Mais là n'est pas vraiment le problème. En tentant de provoquer une confrontation à Istanbul, Zelensky souhaite peut-être continuer à présenter la Russie comme l'agresseur et faire pression pour obtenir davantage d'aide militaire, après avoir réclamé trois millions d'obus d'artillerie supplémentaires lors de son récent voyage à Prague. Cependant, après avoir déjà coûté la vie à plus d'un million de personnes, cette guerre doit vraiment prendre fin.
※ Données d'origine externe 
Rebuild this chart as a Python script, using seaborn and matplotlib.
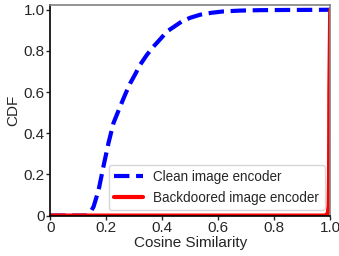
import numpy as np
import pandas as pd
import seaborn as sns
import matplotlib.pyplot as plt

# CDF curves
clean_x = [0.0, 0.12, 0.131, 0.142, 0.155, 0.173, 0.19, 0.208, 0.226, 0.25, 0.27,
           0.286, 0.305, 0.321, 0.345, 0.369, 0.395, 0.417, 0.445, 0.47, 0.5,
           0.536, 0.575, 0.619, 0.68, 0.75, 0.85, 0.95, 1.0]
clean_y = [0.0, 0.0, 0.0, 0.012, 0.043, 0.124, 0.237, 0.351, 0.449, 0.53, 0.595,
           0.643, 0.69, 0.732, 0.78, 0.821, 0.86, 0.894, 0.92, 0.943, 0.961,
           0.976, 0.985, 0.992, 0.996, 0.998, 0.999, 0.9995, 1.0]
bd_x = [0.0, 0.98, 0.988, 0.992, 0.9945, 0.996, 0.997, 1.0]
bd_y = [0.0, 0.0, 0.004, 0.015, 0.05, 0.2, 0.6, 1.0]

sns.set_style('white')
plt.rcParams['font.family'] = ['Liberation Sans', 'DejaVu Sans']

df_clean = pd.DataFrame({'x': clean_x, 'y': clean_y})
df_bd = pd.DataFrame({'x': bd_x, 'y': bd_y})

fig, ax = plt.subplots(figsize=(3.39, 2.56), dpi=100)
sns.lineplot(x='x', y='y', data=df_clean, ax=ax, color='blue', linestyle='--',
             linewidth=3, sort=False, label='Clean image encoder')
sns.lineplot(x='x', y='y', data=df_bd, ax=ax, color='red', linestyle='-',
             linewidth=3, sort=False, label='Backdoored image encoder')

ax.set_xlim(0, 1)
ax.set_ylim(0, 1.025)
ax.set_xticks([0, 0.2, 0.4, 0.6, 0.8, 1.0])
ax.set_xticklabels(['0', '0.2', '0.4', '0.6', '0.8', '1.0'])
ax.set_yticks([0, 0.2, 0.4, 0.6, 0.8, 1.0])
ax.set_yticklabels(['0', '0.2', '0.4', '0.6', '0.8', '1.0'])
ax.tick_params(axis='both', labelsize=11, length=3, width=1, direction='out',
               bottom=True, left=True, pad=1)
ax.set_xlabel('Cosine Similarity', fontsize=11, labelpad=1)
ax.set_ylabel('CDF', fontsize=11, labelpad=2)
for s in ['left', 'bottom']:
    ax.spines[s].set_color('black')
    ax.spines[s].set_linewidth(1.2)
for s in ['top', 'right']:
    ax.spines[s].set_color('gray')
    ax.spines[s].set_linewidth(1.2)

ax.legend(loc='lower right', fontsize=9.75, handlelength=2.1, borderaxespad=0.4,
          frameon=True)

fig.subplots_adjust(left=0.148, right=0.974, top=0.982, bottom=0.158)
fig.savefig('out.png', dpi=100)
Boris Johnson a eu tort, en mars 2022, de dissuader Zelensky d'accepter le premier accord de paix d'Istanbul, précisément parce qu'il n'était pas en mesure de tenir la promesse faite de soutenir l'Ukraine aussi longtemps que nécessaire. Même si la Grande-Bretagne continue d'injecter 4,5 milliards de livres sterling par an dans l'aide militaire à l'Ukraine, cette somme est dérisoire comparée à l'aide gracieuse offerte par les États-Unis sous Joe Biden.
Trump n'offre désormais rien de plus que de piller les ressources de l'Ukraine pour que Kiev puisse acheter des armes américaines, et l'Europe ne peut se permettre de combler la différence aussi longtemps qu'il le faudrait. L'Ukraine continue de subir des pertes sur le champ de bataille et, apparemment, traite désormais ses soldats traumatisés à la kétamine pour les aider à faire face au syndrome de stress post-traumatique.
Malgré les risques considérables liés à l'inflation et aux taux d'intérêt élevés dus aux dépenses budgétaires colossales consacrées à son économie de guerre, la Russie continue d'afficher une croissance respectable. L'Europe ne peut en dire autant.
Pour l'instant, le président Poutine garde ses cartouches sans réagir aux coups médiatiques incessants de Zelensky. De toute évidence, l'initiative russe d'un deuxième cycle de négociations de paix à Istanbul à partir de jeudi est essentielle pour rapprocher les deux parties d'un cessez-le-feu qui aurait dû être conclu il y a plus de trois ans. Peu importe que les deux dirigeants se rencontrent au début ou à la fin de ces négociations, mais qu'ils se mettent enfin au travail et engagent le dialogue.